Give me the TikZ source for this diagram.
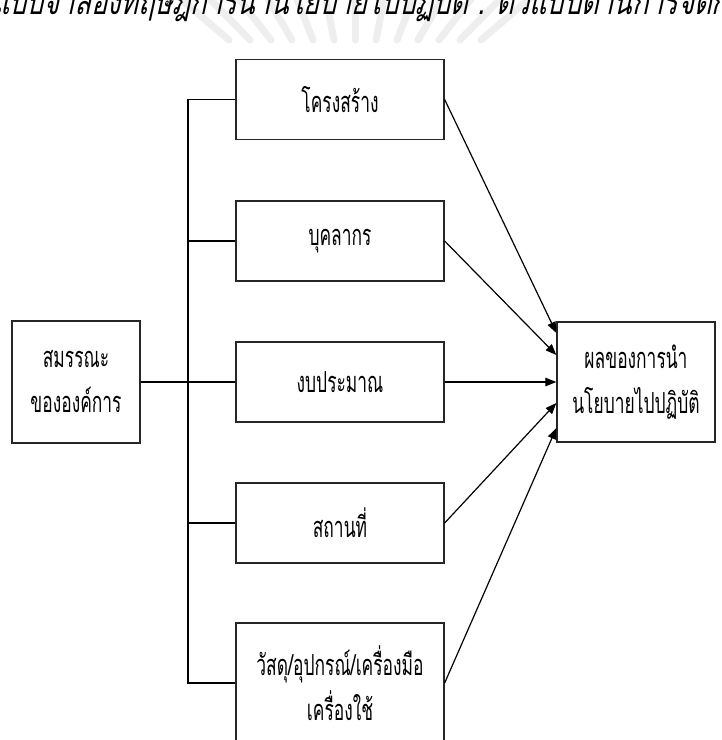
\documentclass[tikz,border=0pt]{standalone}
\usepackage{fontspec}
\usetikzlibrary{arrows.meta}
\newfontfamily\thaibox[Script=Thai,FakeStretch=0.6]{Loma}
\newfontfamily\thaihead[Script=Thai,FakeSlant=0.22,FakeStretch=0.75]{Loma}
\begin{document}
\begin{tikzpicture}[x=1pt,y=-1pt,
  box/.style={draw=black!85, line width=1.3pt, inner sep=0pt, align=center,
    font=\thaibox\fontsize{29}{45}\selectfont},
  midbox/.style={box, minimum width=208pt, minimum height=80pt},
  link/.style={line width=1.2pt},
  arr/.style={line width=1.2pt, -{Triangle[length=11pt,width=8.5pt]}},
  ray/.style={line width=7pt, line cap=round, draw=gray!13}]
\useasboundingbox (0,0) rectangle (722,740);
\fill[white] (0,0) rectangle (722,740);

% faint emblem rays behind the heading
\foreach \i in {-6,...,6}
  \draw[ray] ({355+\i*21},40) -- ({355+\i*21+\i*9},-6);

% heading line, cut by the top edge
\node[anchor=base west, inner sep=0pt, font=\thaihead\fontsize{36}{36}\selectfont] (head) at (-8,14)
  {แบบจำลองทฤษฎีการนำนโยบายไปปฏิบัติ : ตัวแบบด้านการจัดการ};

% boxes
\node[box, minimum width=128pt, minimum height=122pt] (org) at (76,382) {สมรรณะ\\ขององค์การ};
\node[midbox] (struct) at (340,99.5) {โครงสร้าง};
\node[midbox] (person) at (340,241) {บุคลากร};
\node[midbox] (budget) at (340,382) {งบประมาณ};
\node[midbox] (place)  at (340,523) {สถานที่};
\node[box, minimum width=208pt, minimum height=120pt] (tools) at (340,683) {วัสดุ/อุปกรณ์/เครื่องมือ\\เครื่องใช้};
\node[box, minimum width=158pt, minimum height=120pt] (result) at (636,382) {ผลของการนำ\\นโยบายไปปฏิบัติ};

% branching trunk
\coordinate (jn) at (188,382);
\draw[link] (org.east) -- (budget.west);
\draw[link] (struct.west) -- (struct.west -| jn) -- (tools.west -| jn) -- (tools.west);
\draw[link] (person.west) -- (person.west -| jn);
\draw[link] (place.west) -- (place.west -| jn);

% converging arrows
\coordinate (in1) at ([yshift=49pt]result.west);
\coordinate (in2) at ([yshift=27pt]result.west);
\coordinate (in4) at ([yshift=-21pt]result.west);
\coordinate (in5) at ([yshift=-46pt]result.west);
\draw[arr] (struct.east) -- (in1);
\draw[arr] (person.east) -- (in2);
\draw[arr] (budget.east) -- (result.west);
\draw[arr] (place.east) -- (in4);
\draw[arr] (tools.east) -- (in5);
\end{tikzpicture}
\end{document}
● ● ● ● ● ● ●
WHAT IS REQUIRED.
Omit the pictures, then output the rest of the listing exactly.

SOLUTION TO THIS TASK.
Give me the TikZ source for this diagram.
\documentclass[tikz,border=0pt]{standalone}
\usepackage{fontspec}
\usetikzlibrary{arrows.meta}
\newfontfamily\thaibox[Script=Thai,FakeStretch=0.6]{Loma}
\newfontfamily\thaihead[Script=Thai,FakeSlant=0.22,FakeStretch=0.75]{Loma}
\begin{document}
\begin{tikzpicture}[x=1pt,y=-1pt,
  box/.style={draw=black!85, line width=1.3pt, inner sep=0pt, align=center,
    font=\thaibox\fontsize{29}{45}\selectfont},
  midbox/.style={box, minimum width=208pt, minimum height=80pt},
  link/.style={line width=1.2pt},
  arr/.style={line width=1.2pt, -{Triangle[length=11pt,width=8.5pt]}},
  ray/.style={line width=7pt, line cap=round, draw=gray!13}]
\useasboundingbox (0,0) rectangle (722,740);
\fill[white] (0,0) rectangle (722,740);

% faint emblem rays behind the heading
\foreach \i in {-6,...,6}
  \draw[ray] ({355+\i*21},40) -- ({355+\i*21+\i*9},-6);

% heading line, cut by the top edge
\node[anchor=base west, inner sep=0pt, font=\thaihead\fontsize{36}{36}\selectfont] (head) at (-8,14)
  {แบบจำลองทฤษฎีการนำนโยบายไปปฏิบัติ : ตัวแบบด้านการจัดการ};

% boxes
\node[box, minimum width=128pt, minimum height=122pt] (org) at (76,382) {สมรรณะ\\ขององค์การ};
\node[midbox] (struct) at (340,99.5) {โครงสร้าง};
\node[midbox] (person) at (340,241) {บุคลากร};
\node[midbox] (budget) at (340,382) {งบประมาณ};
\node[midbox] (place)  at (340,523) {สถานที่};
\node[box, minimum width=208pt, minimum height=120pt] (tools) at (340,683) {วัสดุ/อุปกรณ์/เครื่องมือ\\เครื่องใช้};
\node[box, minimum width=158pt, minimum height=120pt] (result) at (636,382) {ผลของการนำ\\นโยบายไปปฏิบัติ};

% branching trunk
\coordinate (jn) at (188,382);
\draw[link] (org.east) -- (budget.west);
\draw[link] (struct.west) -- (struct.west -| jn) -- (tools.west -| jn) -- (tools.west);
\draw[link] (person.west) -- (person.west -| jn);
\draw[link] (place.west) -- (place.west -| jn);

% converging arrows
\coordinate (in1) at ([yshift=49pt]result.west);
\coordinate (in2) at ([yshift=27pt]result.west);
\coordinate (in4) at ([yshift=-21pt]result.west);
\coordinate (in5) at ([yshift=-46pt]result.west);
\draw[arr] (struct.east) -- (in1);
\draw[arr] (person.east) -- (in2);
\draw[arr] (budget.east) -- (result.west);
\draw[arr] (place.east) -- (in4);
\draw[arr] (tools.east) -- (in5);
\end{tikzpicture}
\end{document}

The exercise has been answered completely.